Introduction to R Package ARTtransfer for Transfer Learning

Boxiang Wang, Yunan Wu, and Chenglong Ye

2024-10-16

Introduction to ARTtransfer

The ARTtransfer package implements Adaptive and Robust Transfer Learning (ART), a framework that enhances model performance on primary tasks by integrating auxiliary data from related domains. The goal of ART is to leverage information from these auxiliary data while being robust against the so-called negative transfer, meaning that the performance of the primary task will not be negatively affected by non-informative auxiliary data.

Installation

To install the development version from GitHub, run the following:

# Install the R package from CRAN
install.packages("ARTtransfer")

Getting Started

This section demonstrates how to generate synthetic data for transfer learning and apply the ART framework using different models.

Generate Data

The function generate_data() allows you to simulate data for transfer learning, including primary, auxiliary, and noisy datasets. The response can be either continuous or binary for regression and classification tasks, respectively.

library(ARTtransfer)

# Generate synthetic datasets for transfer learning
dat <- generate_data(n0 = 100, K = 3, nk = 50, p = 10, mu_trgt = 1, xi_aux = 0.5, 
                     ro = 0.3, err_sig = 1, is_test = TRUE, task = "classification")

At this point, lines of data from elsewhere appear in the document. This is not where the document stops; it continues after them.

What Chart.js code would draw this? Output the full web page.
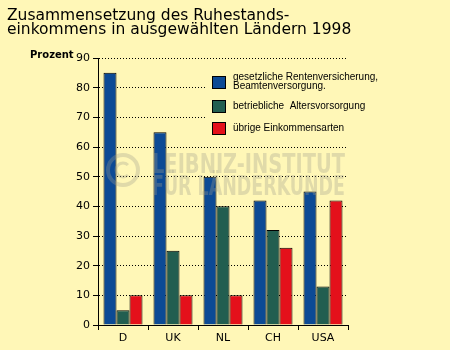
<!DOCTYPE html>
<html>
<head>
<meta charset="utf-8">
<script src="https://cdn.jsdelivr.net/npm/chart.js@4/dist/chart.umd.min.js"></script>
<style>
  html, body { margin: 0; padding: 0; background: #FFF7B7; }
  #wrap { position: relative; width: 450px; height: 350px; }
  h1 {
    position: absolute; left: 7px; top: 8px; margin: 0;
    font: 15.5px "DejaVu Sans", Verdana, sans-serif; line-height: 14px;
    color: #000; font-weight: normal; white-space: nowrap;
  }
  canvas { position: absolute; left: 0; top: 0; }
</style>
</head>
<body>
<div id="wrap">
  <canvas id="chart" width="450" height="350"></canvas>
  <h1>Zusammensetzung des Ruhestands-<br>einkommens in ausgewählten Ländern 1998</h1>
</div>
<script>
// Daten
const categories  = ["D", "UK", "NL", "CH", "USA"];
const gesetzlich  = [85, 65, 50, 42, 45];
const betrieblich = [5, 25, 40, 32, 13];
const uebrige     = [10, 10, 10, 26, 42];
const seriesNames = [
  ["gesetzliche Rentenversicherung,", "Beamtenversorgung."],
  ["betriebliche  Altersvorsorgung"],
  ["übrige Einkommensarten"]
];
const yTicks = [0, 10, 20, 30, 40, 50, 60, 70, 80, 90];

const COLORS = ["#0C4A95", "#225E50", "#E4101B"];
const BG = "#FFF7B7";

// Legende + "Prozent" + Wasserzeichen
const decoPlugin = {
  id: "deco",
  beforeDatasetsDraw(chart) {
    const ctx = chart.ctx;
    ctx.save();
    // legend box covers the grid lines
    ctx.fillStyle = BG;
    ctx.fillRect(205, 63, 143, 78);
    const rowsY = [76, 100, 122];
    chart.data.datasets.forEach((ds, i) => {
      const y = rowsY[i];
      ctx.fillStyle = ds.backgroundColor;
      ctx.fillRect(212.5, y + 0.5, 13, 12);
      ctx.strokeStyle = "#000";
      ctx.lineWidth = 1;
      ctx.strokeRect(212.5, y + 0.5, 13, 12);
      ctx.fillStyle = "#000";
      ctx.font = "10px 'Liberation Sans', Arial, sans-serif";
      ctx.textBaseline = "middle";
      const lines = seriesNames[i];
      lines.forEach((l, j) => {
        const ty = lines.length > 1 ? y + 1 + j * 9 : y + 6;
        ctx.fillText(l, 233, ty);
      });
    });
    // axis caption
    ctx.font = "bold 10px 'DejaVu Sans', Verdana, sans-serif";
    ctx.textBaseline = "middle";
    ctx.fillText("Prozent", 30, 55);
    ctx.restore();
  },
  afterDatasetsDraw(chart) {
    const ctx = chart.ctx;
    ctx.save();
    ctx.fillStyle = "rgba(160,160,140,0.32)";
    ctx.strokeStyle = "rgba(160,160,140,0.32)";
    ctx.font = "bold 26px 'Liberation Sans Narrow', 'DejaVu Sans Condensed', sans-serif";
    ctx.textBaseline = "alphabetic";
    const fit = (txt, x, y, w) => {
      const m = ctx.measureText(txt).width;
      ctx.save();
      ctx.translate(x, y);
      ctx.scale(w / m, 1);
      ctx.fillText(txt, 0, 0);
      ctx.restore();
    };
    fit("LEIBNIZ-INSTITUT", 152, 173, 193);
    fit("FÜR LÄNDERKUNDE", 152, 195, 193);
    // circle logo
    ctx.lineWidth = 4;
    ctx.beginPath();
    ctx.arc(123, 170, 15, 0, Math.PI * 2);
    ctx.stroke();
    ctx.lineWidth = 3;
    ctx.beginPath();
    ctx.arc(123, 170, 7, 0.25 * Math.PI, 1.75 * Math.PI);
    ctx.stroke();
    ctx.restore();
  }
};

new Chart(document.getElementById("chart"), {
  type: "bar",
  data: {
    labels: categories,
    datasets: [
      { label: seriesNames[0].join(" "), data: gesetzlich,  backgroundColor: COLORS[0] },
      { label: seriesNames[1].join(" "), data: betrieblich, backgroundColor: COLORS[1] },
      { label: seriesNames[2].join(" "), data: uebrige,     backgroundColor: COLORS[2] }
    ].map(d => Object.assign(d, {
      borderColor: "#000", borderWidth: 1,
      categoryPercentage: 0.78, barPercentage: 1
    }))
  },
  options: {
    responsive: false,
    animation: false,
    layout: { padding: { left: 38, top: 58, right: 102, bottom: 0 } },
    plugins: { legend: { display: false }, tooltip: { enabled: false } },
    scales: {
      x: {
        afterFit: s => { s.height = 25; },
        grid: { display: true, drawOnChartArea: false, offset: true, tickLength: 5, color: "#000" },
        border: { display: true, color: "#000", width: 1 },
        ticks: { color: "#000", padding: 2, font: { family: "'DejaVu Sans', Verdana, sans-serif", size: 11 } }
      },
      y: {
        min: 0, max: 90,
        afterFit: s => { s.width = 60; },
        afterBuildTicks: s => { s.ticks = yTicks.map(v => ({ value: v })); },
        grid: { color: "#000", lineWidth: 1, tickLength: 5, tickColor: "#000" },
        border: { display: true, color: "#000", width: 1, dash: [1, 2] },
        ticks: { color: "#000", padding: 3, font: { family: "'DejaVu Sans', Verdana, sans-serif", size: 11 } }
      }
    }
  },
  plugins: [decoPlugin]
});
</script>
</body>
</html>
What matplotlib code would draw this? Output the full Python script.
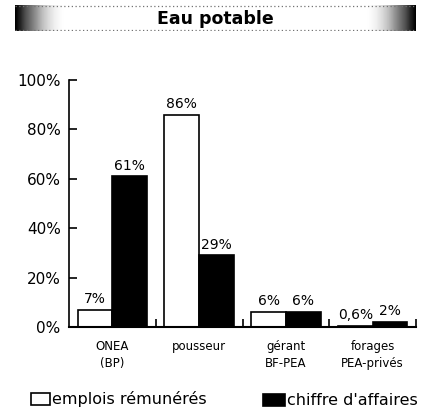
import numpy as np
import matplotlib.pyplot as plt
from matplotlib.patches import Rectangle

categories = ['ONEA\n(BP)', 'pousseur', 'gérant\nBF-PEA', 'forages\nPEA-privés']
emplois = [7, 86, 6, 0.6]
chiffre = [61, 29, 6, 2]
emplois_labels = ['7%', '86%', '6%', '0,6%']
chiffre_labels = ['61%', '29%', '6%', '2%']
y_ticks = [0, 20, 40, 60, 80, 100]
title = 'Eau potable'
legend_labels = ['emplois rémunérés', "chiffre d'affaires"]

plt.rcParams['font.family'] = ['DejaVu Sans']

fig = plt.figure(figsize=(4.33, 4.15), dpi=100)
ax = fig.add_axes([69 / 433, 1 - 327 / 415, 347 / 433, 247 / 415])

x = np.arange(len(categories))
width = 0.4
ax.bar(x - width / 2, emplois, width, color='white', edgecolor='black', linewidth=1.2)
ax.bar(x + width / 2, chiffre, width, color='black', edgecolor='black', linewidth=1.2)

for xi, v, lab in zip(x - width / 2, emplois, emplois_labels):
    ax.text(xi, v + 1.5, lab, ha='center', va='bottom', fontsize=10)
for xi, v, lab in zip(x + width / 2, chiffre, chiffre_labels):
    ax.text(xi, v + 1.5, lab, ha='center', va='bottom', fontsize=10)

ax.set_xlim(-0.5, 3.5)
ax.set_ylim(0, 100)
ax.set_yticks(y_ticks)
ax.set_yticklabels([f'{t}%' for t in y_ticks], fontsize=11)
ax.tick_params(axis='y', direction='in', length=6, width=1.2, pad=6)

# category labels sit below the axis, small inward ticks between groups
ax.set_xticks(x)
ax.set_xticklabels(categories, fontsize=8.5, linespacing=1.4)
ax.tick_params(axis='x', length=0, pad=9)
ax.set_xticks(x + 0.5, minor=True)
ax.tick_params(axis='x', which='minor', direction='in', length=6, width=1.2)

for side in ['top', 'right']:
    ax.spines[side].set_visible(False)
ax.spines['left'].set_linewidth(1.2)
ax.spines['bottom'].set_linewidth(1.5)

# title banner with dark fading edges
bax = fig.add_axes([15 / 433, 1 - 31 / 415, 401 / 433, 26 / 415])
cols = np.linspace(0, 1, 400)
shade = np.maximum(np.clip(1 - cols / 0.12, 0, 1), np.clip((cols - 0.88) / 0.12, 0, 1)) ** 1.2
bax.imshow(shade[np.newaxis, :], cmap='Greys', aspect='auto', vmin=0, vmax=1, extent=(0, 1, 0, 1))
bax.plot([0, 1], [0.97, 0.97], color='0.45', lw=0.9, ls=(0, (1, 2)))
bax.plot([0, 1], [0.03, 0.03], color='0.45', lw=0.9, ls=(0, (1, 2)))
bax.set_xlim(0, 1)
bax.set_ylim(0, 1)
bax.axis('off')
bax.text(0.5, 0.45, title, ha='center', va='center', fontsize=12.5, fontweight='bold')

# legend
fig.patches.append(Rectangle((31 / 433, 1 - 405 / 415), 19 / 433, 12 / 415,
                             transform=fig.transFigure, facecolor='white', edgecolor='black', lw=1.2))
fig.text(52 / 433, 1 - 399 / 415, legend_labels[0], va='center', ha='left', fontsize=11.5)
fig.patches.append(Rectangle((263 / 433, 1 - 406 / 415), 22 / 433, 12 / 415,
                             transform=fig.transFigure, facecolor='black', edgecolor='black', lw=1.2))
fig.text(287 / 433, 1 - 400 / 415, legend_labels[1], va='center', ha='left', fontsize=11.5)

fig.savefig('out.png', dpi=100)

# Explore the generated data
cat("Primary dataset (X):", dim(dat$X), "\n")
cat("Auxiliary dataset 1 (X_aux[[1]]):", dim(dat$X_aux[[1]]), "\n")
cat("Test dataset (X_test):", dim(dat$X_test), "\n")

Fitting ART

Once the data is generated, you can use the ART() function to apply transfer learning. In this example, we fit a logistic regression using the wrapper function fit_logit(), which implements the glm() function in R.

# Fit the ART model using generalized linear model (logistic regression)
fit_logit <- ART(X = dat$X, y = dat$y, X_aux = dat$X_aux, y_aux = dat$y_aux, 
                 X_test = dat$X_test, func = fit_logit)

# Summary of the fit
summary(fit_logit)

Wrapper Functions

The ARTtransfer package provides several wrapper functions for model fitting, including:

  • fit_lm(): Linear regression
  • fit_logit(): Logistic regression
  • fit_random_forest(): Random forest
  • fit_nnet(): Neural network
  • fit_gbm(): Gradient boosting machine

You can pass any of these functions to ART() using the func argument. You may also write your own function following the format of these wrappers. Specifically, the following requirements must be satisfied:

  • It accepts the required arguments: X, y, X_val, y_val, X_test, min_prod, max_prod.
  • It returns a list containing at least dev (the deviance) and pred (the predictions).
  • If is_coef = TRUE and a regression model is being used, the function must return the coefficients (coef).

ART with Integrated-Aggregating Machines (ART-I-AM)

ART_I_AM is an extension of the ART framework that automatically integrates three pre-defined models: random forest, AdaBoost, and neural networks. Users don’t need to specify the functions for each dataset as the models are already built into the function. However, users can follow the format of ART_I_AM and implement their own functions under this flexible and general framework.

Fitting ART with ART_I_AM

To use ART_I_AM, simply provide the primary and auxiliary datasets, and the integrated models will be applied automatically. We here demonstrate the method ART-I-AM by implementing three methods random forest, boosting, and neural networks. Users can modify the R function ART_I_AM by using any other functions, while the function should be coded to have the same format with func in the R function ART.

# Fit the ART_I_AM model using integrated Random Forest, AdaBoost, and Neural Network models
fit_I_AM <- ART_I_AM(X = dat$X, y = dat$y, 
            X_aux = dat$X_aux, y_aux = dat$y_aux, X_test = dat$X_test)

# View the predictions and weights
fit_I_AM$pred_FTL
fit_I_AM$W_FTL

Conclusion

The ARTtransfer package provides a flexible framework for performing adaptive and robust transfer learning using various models. You can easily integrate your own functions and data to improve performance on primary tasks.